Here is an example of a folder structure for text-to-image search:

usr
├── data
│   ├── images
│   │   ├── 1.jpg
│   │   ├── 2.jpg
│   │   ├── 3.jpg
│   │   ├── 4.jpg

In this case, the local path you should provide is /usr/data/images, as follows:

? How do you want to provide input? (format: https://docarray.jina.ai/)  Local folder
? Please enter your local path: /usr/data/images

AWS S3 bucket#

If you have your data stored in an AWS S3 bucket, you can provide the S3 URI, your AWS access key ID and AWS secret key. Similar to the local folder option, the S3 bucket should contain all files that you want to index. The only difference is that the S3 Uri should be in the following format: s3://<bucket-name>/<path-to-data>. Taking the example structure from above, the S3 URI would be s3://my-<bucket-name>/usr/data/images.

Here is an example of what your interaction may look like in the CLI:

? How do you want to provide input? (format: https://docarray.jina.ai/)  S3 bucket
? Please enter the S3 URI to the folder:  s3://<bucket-name>/<path-to-data>
? Please enter the AWS access key ID:  <my-key-id>
? Please enter the AWS secret access key:  <my-access-key>
? Please enter the AWS region:  <my-region>

Support for Tags#

For most professional applications, you will want to provide additional information about your data, such as price, creator, brand, etc. This information can be provided in the tags of your Documents in case you selected the DocumentArray option. If you selected the local folder or S3 bucket option, you can provide this information in a json file for each document. The example from above would look like this:

root
├── data
│   ├── images
│   │   ├── 1
│   │   │   ├── 1.jpg
│   │   │   ├── 1.json
│   │   ├── 2
│   │   │   ├── 2.jpg
│   │   │   ├── 2.json
│   │   ├── 3
│   │   │   ├── 3.jpg
│   │   │   ├── 3.json
│   │   ├── 4 
│   │   │   ├── 4.jpg
│   │   │   ├── 4.json

The json file should contain the tags of the Document in the following format:

{
    "price": 100,
    "brand": "Jina"
}

Supported File Formats#

Here is an overview of the supported file formats for each modality:

  • Text: .txt (can also have a different extension, but has to be plain text)

  • Image: .jpg, .png, … (everything supported by PIL)

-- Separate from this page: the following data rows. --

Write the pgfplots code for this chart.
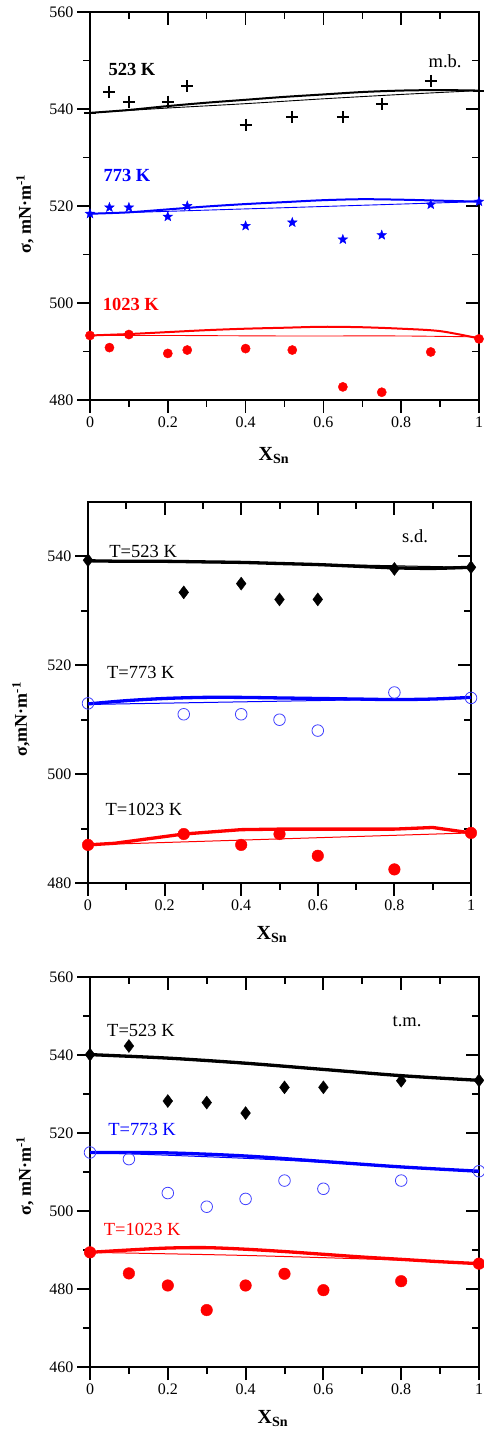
\documentclass[border=0pt]{standalone}
\usepackage{fontspec}
\setmainfont{Liberation Serif}
\usepackage{pgfplots}
\pgfplotsset{compat=1.18}

\pgfdeclareplotmark{fstar}{%
  \pgfpathmoveto{\pgfpointpolar{90}{\pgfplotmarksize}}%
  \pgfpathlineto{\pgfpointpolar{126}{0.42\pgfplotmarksize}}%
  \pgfpathlineto{\pgfpointpolar{162}{\pgfplotmarksize}}%
  \pgfpathlineto{\pgfpointpolar{198}{0.42\pgfplotmarksize}}%
  \pgfpathlineto{\pgfpointpolar{234}{\pgfplotmarksize}}%
  \pgfpathlineto{\pgfpointpolar{270}{0.42\pgfplotmarksize}}%
  \pgfpathlineto{\pgfpointpolar{306}{\pgfplotmarksize}}%
  \pgfpathlineto{\pgfpointpolar{342}{0.42\pgfplotmarksize}}%
  \pgfpathlineto{\pgfpointpolar{18}{\pgfplotmarksize}}%
  \pgfpathlineto{\pgfpointpolar{54}{0.42\pgfplotmarksize}}%
  \pgfpathclose
  \pgfusepathqfillstroke}

\pgfplotsset{
  common/.style={scale only axis, xmin=0, xmax=1,
    xtick={0,0.2,0.4,0.6,0.8,1}, minor x tick num=1, minor y tick num=1,
    major tick length=13pt, minor tick length=7pt,
    tick style={black, line width=1.5pt},
    axis line style={line width=1.6pt},
    clip=false},
  base/.style={common, tick align=outside, xtick pos=left, ytick pos=left,
    ticklabel style={font=\fontsize{16}{18}\selectfont},
    /pgf/number format/assume math mode=true,
    xlabel={\textbf{X\textsubscript{Sn}}},
    xlabel style={font=\fontsize{20}{22}\selectfont},
    ylabel style={font=\fontsize{18}{20}\selectfont, anchor=center, rotate=0},
  },
  over/.style={common, tick align=inside, xtick pos=right, ytick pos=right,
    xticklabels={}, yticklabels={}},
}

\begin{document}
\begin{tikzpicture}[x=1pt,y=1pt]
\useasboundingbox (0,0) rectangle (484,1436);

% ================= Panel 1 (m.b.) =================
\begin{axis}[over, at={(90pt,1036pt)}, anchor=south west, width=389pt, height=388pt,
  ymin=480, ymax=560, ytick={480,500,520,540,560}]
\end{axis}
\begin{axis}[base, at={(90pt,1036pt)}, anchor=south west, width=389pt, height=388pt,
  ymin=480, ymax=560, ytick={480,500,520,540,560},
  ylabel={\textbf{σ, mN·m\textsuperscript{-1}}},
  ylabel style={at={(axis description cs:-0.167,0.479)}},
  xlabel style={at={(axis description cs:0.473,-0.142)}, anchor=center}]
% black
\addplot[black, line width=0.9pt, smooth] coordinates {(0,539.2)(0.2,540.2)(0.4,541.1)(0.6,542.1)(0.8,543.0)(1,543.8)};
\addplot[black, line width=2pt, smooth] coordinates {(0,539.2)(0.1,539.8)(0.2,540.6)(0.3,541.3)(0.4,541.9)(0.5,542.5)(0.6,543.0)(0.7,543.5)(0.8,543.8)(0.9,543.9)(1,543.8)};
\addplot[only marks, mark=+, mark size=6pt, black, mark options={line width=2pt}] coordinates {
(0,539.2)(0.05,543.6)(0.1,541.5)(0.2,541.5)(0.25,544.7)(0.4,536.8)(0.52,538.4)(0.65,538.3)(0.75,541.0)(0.876,545.8)(1,543.8)};
% blue
\addplot[blue, line width=0.9pt, smooth] coordinates {(0,518.4)(0.2,518.9)(0.4,519.4)(0.6,519.9)(0.8,520.4)(1,520.9)};
\addplot[blue, line width=2pt, smooth] coordinates {(0,518.4)(0.1,518.7)(0.2,519.3)(0.3,519.9)(0.4,520.4)(0.5,520.8)(0.6,521.2)(0.7,521.4)(0.8,521.3)(0.9,521.1)(1,520.9)};
\addplot[only marks, mark=fstar, mark size=5pt, blue, mark options={fill=blue, line width=0.4pt}] coordinates {
(0,518.4)(0.05,519.7)(0.1,519.7)(0.2,517.8)(0.25,520.0)(0.4,515.9)(0.52,516.6)(0.65,513.1)(0.75,514.0)(0.876,520.3)(1,520.9)};
% red
\addplot[red, line width=0.9pt, smooth] coordinates {(0,493.3)(0.2,493.3)(0.5,493.2)(0.8,493.2)(1,493.0)};
\addplot[red, line width=2pt, smooth] coordinates {(0,493.3)(0.1,493.6)(0.2,494.0)(0.3,494.4)(0.4,494.7)(0.5,494.9)(0.6,495.1)(0.7,495.0)(0.8,494.7)(0.9,494.2)(1,492.7)};
\addplot[only marks, mark=*, mark size=4.6pt, red] coordinates {
(0,493.3)(0.05,490.8)(0.1,493.5)(0.2,489.6)(0.25,490.3)(0.4,490.6)(0.52,490.3)(0.65,482.7)(0.75,481.6)(0.876,489.9)(1,492.6)};
\node[font=\fontsize{18.5}{20}\selectfont\bfseries, black] at (axis cs:0.108,548.2) {523 K};
\node[font=\fontsize{18.5}{20}\selectfont\bfseries, blue] at (axis cs:0.095,526.2) {773 K};
\node[font=\fontsize{18.5}{20}\selectfont\bfseries, red] at (axis cs:0.105,499.6) {1023 K};
\node[font=\fontsize{18.5}{20}\selectfont] at (axis cs:0.913,549.8) {m.b.};
\end{axis}

% ================= Panel 2 (s.d.) =================
\begin{axis}[over, at={(88pt,553pt)}, anchor=south west, width=383pt, height=381pt,
  ymin=480, ymax=550, ytick={480,500,520,540},
  axis line style={line width=2.2pt}, tick style={line width=2pt}]
\end{axis}
\begin{axis}[base, at={(88pt,553pt)}, anchor=south west, width=383pt, height=381pt,
  ymin=480, ymax=550, ytick={480,500,520,540},
  axis line style={line width=2.2pt}, tick style={line width=2pt},
  ylabel={\textbf{σ,mN·m\textsuperscript{-1}}},
  ylabel style={at={(axis description cs:-0.175,0.43)}},
  xlabel style={at={(axis description cs:0.48,-0.136)}, anchor=center}]
% black
\addplot[black, line width=1pt] coordinates {(0,539.2)(0.5,538.7)(1,538.0)};
\addplot[black, line width=3.3pt, smooth] coordinates {(0,539.2)(0.1,539.1)(0.2,539.1)(0.3,539.0)(0.4,538.9)(0.5,538.7)(0.6,538.5)(0.7,538.2)(0.8,537.9)(0.9,537.8)(1,538.0)};
\addplot[only marks, mark=diamond*, mark size=6.5pt, black] coordinates {
(0,539.3)(0.25,533.4)(0.4,535.0)(0.5,532.1)(0.6,532.1)(0.8,537.7)(1,538.0)};
% blue
\addplot[blue, line width=1pt, smooth] coordinates {(0,512.8)(0.5,513.4)(1,514.0)};
\addplot[blue, line width=3.3pt, smooth] coordinates {(0,512.9)(0.1,513.5)(0.2,513.9)(0.3,514.1)(0.4,514.1)(0.5,514.0)(0.6,513.9)(0.7,513.8)(0.8,513.7)(0.9,513.8)(1,514.1)};
\addplot[only marks, mark=o, mark size=5.8pt, blue!75, mark options={line width=0.8pt}] coordinates {
(0,513.0)(0.25,511.0)(0.4,511.0)(0.5,510.0)(0.6,508.0)(0.8,515.0)(1,514.0)};
% red
\addplot[red, line width=1pt] coordinates {(0,487.0)(1,489.2)};
\addplot[red, line width=3.3pt] coordinates {(0,487.0)(0.07,487.3)(0.25,489.0)(0.4,489.8)(0.5,489.9)(0.8,489.9)(0.9,490.2)(1,489.2)};
\addplot[only marks, mark=*, mark size=5.8pt, red] coordinates {
(0,487.0)(0.25,489.0)(0.4,487.0)(0.5,489.0)(0.6,485.0)(0.8,482.5)(1,489.2)};
\node[font=\fontsize{18.5}{20}\selectfont] at (axis cs:0.144,541.0) {T=523 K};
\node[font=\fontsize{18.5}{20}\selectfont] at (axis cs:0.138,518.6) {T=773 K};
\node[font=\fontsize{18.5}{20}\selectfont] at (axis cs:0.146,493.5) {T=1023 K};
\node[font=\fontsize{18.5}{20}\selectfont] at (axis cs:0.854,543.7) {s.d.};
\end{axis}

% ================= Panel 3 (t.m.) =================
\begin{axis}[over, at={(90pt,69pt)}, anchor=south west, width=389pt, height=390pt,
  ymin=460, ymax=560, ytick={460,480,500,520,540,560},
  axis line style={line width=2.2pt}, tick style={line width=2pt}]
\end{axis}
\begin{axis}[base, at={(90pt,69pt)}, anchor=south west, width=389pt, height=390pt,
  ymin=460, ymax=560, ytick={460,480,500,520,540,560},
  axis line style={line width=2.2pt}, tick style={line width=2pt},
  ylabel={\textbf{σ, mN·m\textsuperscript{-1}}},
  ylabel style={at={(axis description cs:-0.167,0.49)}},
  xlabel style={at={(axis description cs:0.47,-0.131)}, anchor=center}]
% black
\addplot[black, line width=1pt, smooth] coordinates {(0,540.1)(0.2,539.1)(0.4,537.7)(0.6,536.2)(0.8,534.7)(1,533.5)};
\addplot[black, line width=3.3pt, smooth] coordinates {(0,540.1)(0.2,539.2)(0.4,537.9)(0.6,536.3)(0.8,534.7)(1,533.5)};
\addplot[only marks, mark=diamond*, mark size=6.5pt, black] coordinates {
(0,540.1)(0.1,542.3)(0.2,528.2)(0.3,527.8)(0.4,525.1)(0.5,531.7)(0.6,531.7)(0.8,533.4)(1,533.5)};
% blue
\addplot[blue, line width=1pt, smooth] coordinates {(0,515.0)(0.2,514.3)(0.4,513.5)(0.6,512.5)(0.8,511.3)(1,510.2)};
\addplot[blue, line width=3.3pt, smooth] coordinates {(0,515.0)(0.2,514.9)(0.4,514.1)(0.6,512.7)(0.8,511.3)(1,510.2)};
\addplot[only marks, mark=o, mark size=5.8pt, blue!75, mark options={line width=0.8pt}] coordinates {
(0,515.0)(0.1,513.3)(0.2,504.6)(0.3,501.1)(0.4,503.1)(0.5,507.8)(0.6,505.7)(0.8,507.8)(1,510.2)};
% red
\addplot[red, line width=1pt, smooth] coordinates {(0,489.4)(0.4,488.6)(0.8,487.4)(1,486.5)};
\addplot[red, line width=3.3pt, smooth] coordinates {(0,489.4)(0.1,490.0)(0.2,490.5)(0.3,490.6)(0.4,490.2)(0.5,489.6)(0.6,488.9)(0.7,488.2)(0.8,487.6)(0.9,487.0)(1,486.5)};
\addplot[only marks, mark=*, mark size=5.8pt, red] coordinates {
(0,489.4)(0.1,484.0)(0.2,480.9)(0.3,474.6)(0.4,480.9)(0.5,483.9)(0.6,479.7)(0.8,482.0)(1,486.5)};
\node[font=\fontsize{18.5}{20}\selectfont, black] at (axis cs:0.131,546.2) {T=523 K};
\node[font=\fontsize{18.5}{20}\selectfont, blue] at (axis cs:0.134,521.0) {T=773 K};
\node[font=\fontsize{18.5}{20}\selectfont, red] at (axis cs:0.134,495.3) {T=1023 K};
\node[font=\fontsize{18.5}{20}\selectfont] at (axis cs:0.815,548.5) {t.m.};
\end{axis}
\end{tikzpicture}
\end{document}
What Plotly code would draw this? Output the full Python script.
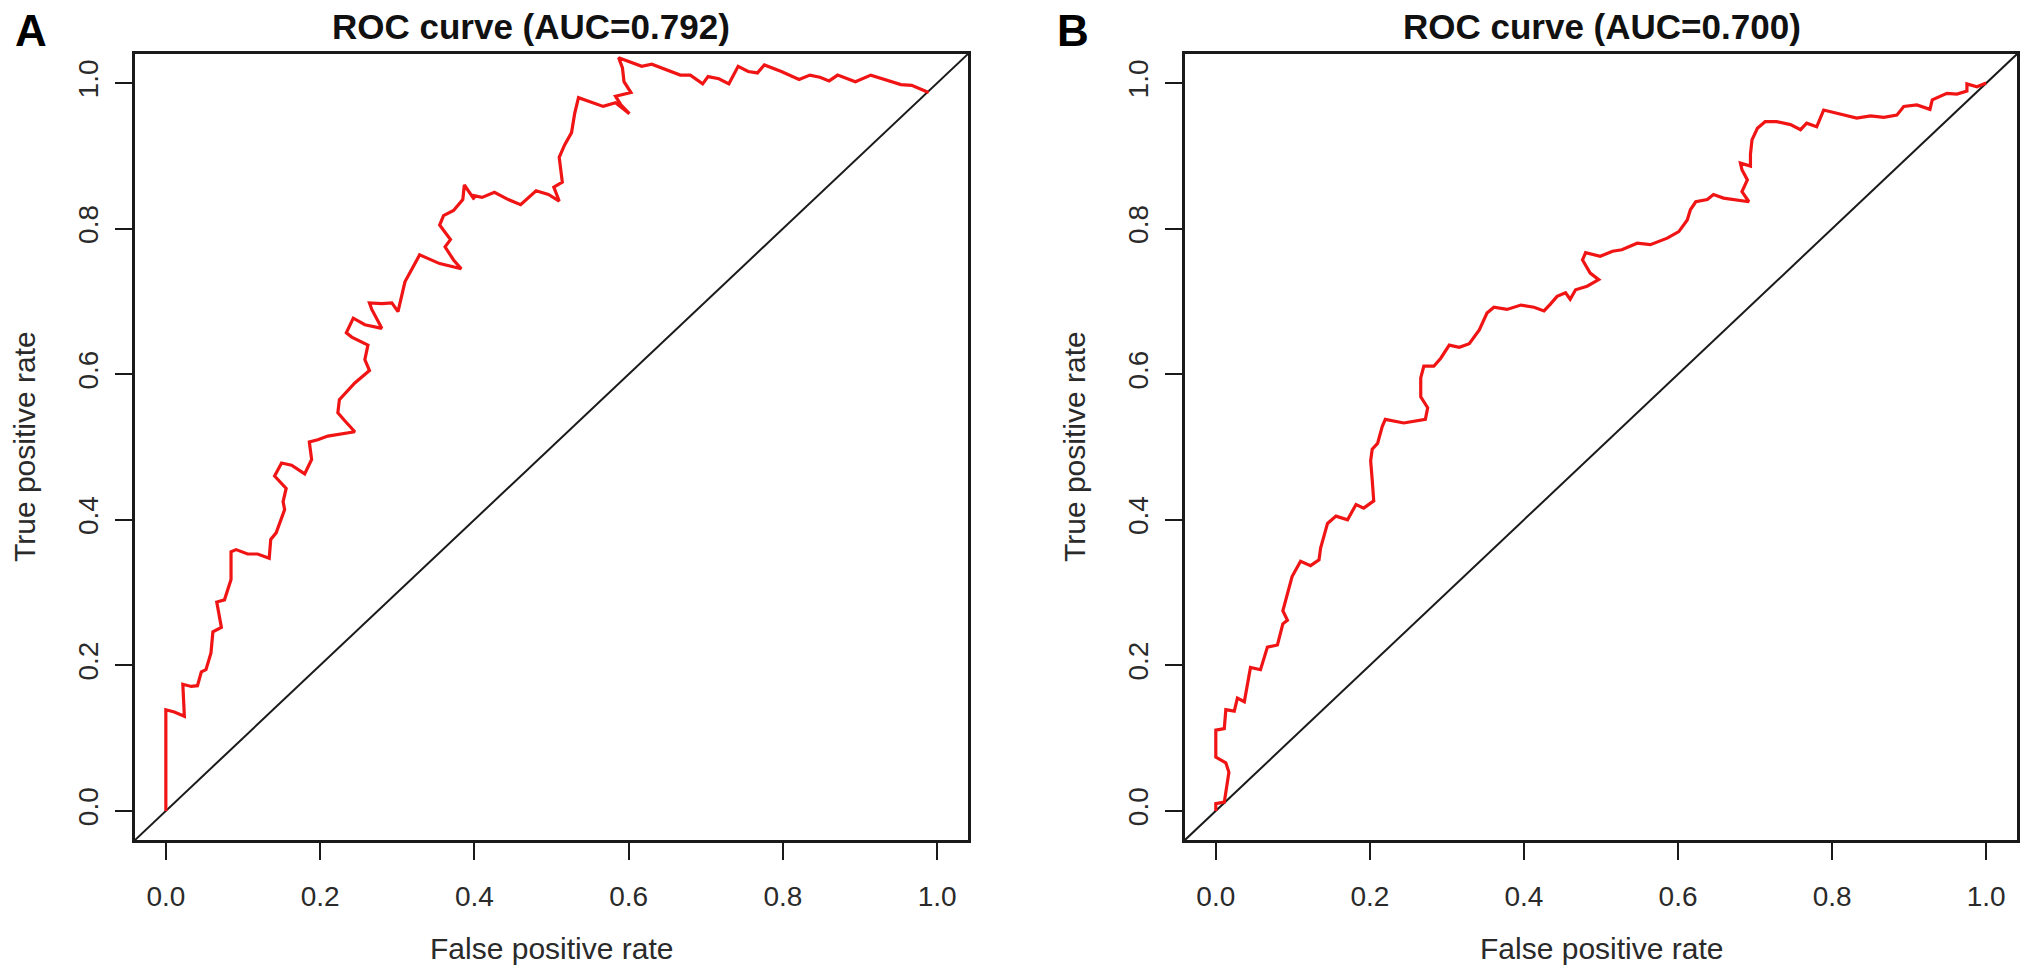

  • Audio: .wav, .mp3, … (everything supported by librosa)

  • Video: .gif

Search and filter fields#

Once you have chosen your input type and ensured that your data is in the correct format, you will be asked to select the fields from your dataset that you want to search and filter on. NOW will automatically detect these fields for you, and list them for you to choose from. You can select only one field for searching. Here’s an example using the birds demo dataset:

? How do you want to provide input? (format: https://docarray.jina.ai/)  Demo dataset
? What demo dataset do you want to use?  🦆 birds (≈12K docs)
? Please select the index fields:  (<up>, <down> to move, <space> to select, <a> to toggle, <i> to invert)
 ○ label
❯○ image
? Please select the filter fields  (<up>, <down> to move, <space> to select, <a> to toggle, <i> to invert)
❯◯ label

In the above commandline interaction, we have selected the birds dataset, and we can see that the label and image fields are available for us to search on. We have selected the image field for searching, and the label field for filtering.

Next steps#

Now that you have selected your input format and the fields you want to search and filter on, you can move on to the next step, where you will be asked to choose a name for your search app and whether you want to secure your application.